Michael Hanrahan at Cuisine Catering is a seasoned professional when it comes to the cook-off – he’s won in various categories in the past.
But many entries came from newcomers. The Eagle County Detention Center decided to throw their chili in the ring for the first time this year. Their booth was aptly decorated like a jail and the cooks donned black-and-white striped shirts that read, “Chain Gang Chili.”
Rosalie Harrisson, a cook for the jail, spent the past week preparing her “Road Kill Chili”, which included venison, wine and “exotic mushrooms.” She handed out samples to deputies throughout the week.
“One said it was kind of bland, and when I gave it more spice, she said it was too hot,” Harrisson said.
Behind the chili booth, Fiesta’s restaurant had set up a tortilla rolling demonstration. Kids lined up to roll their own, using a small rolling pin to flatten the dough. Youngster Tucker Canon pressed the white dough out, and with the help of a Fiesta’s employee, fried it into a warm, slightly crispy treat.
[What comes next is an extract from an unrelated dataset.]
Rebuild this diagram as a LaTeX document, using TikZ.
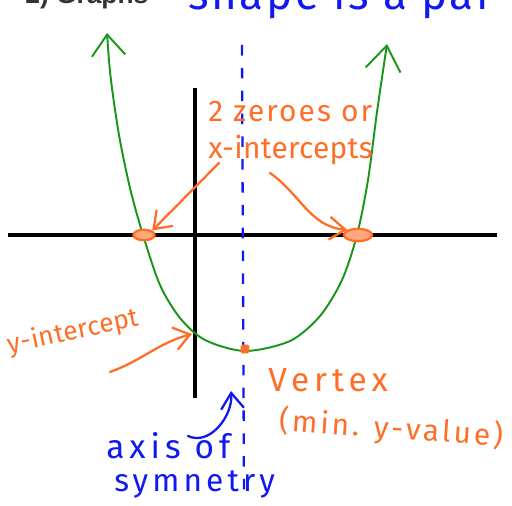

The Denver-based dance group, Grupo Infantil Viva Mexico, entertained a growing circle of spectators at the Riverwalk entrance. A group of boys dressed up like cowboys in brown leather swung their cardboard cut-out swords in a dance. The girls, in vivid, multi-colored dresses, twirled their skirts around the boys. At the end, boys knelt down with their hands extended to their female partners. A particularly mismatched couple prompted the crowd to chuckle as the boy stretched his arm to meet the hand of the much taller girl.
Dancers Griselda Jaquez and Delia Balderrama, both 13, said their group travels as far away as Texas to perform. The two have been dancing since they were 10. Cinco de Mayo is a particularly favorite event of theirs.
“We love it,” Jaquez said. “There are so many parties.”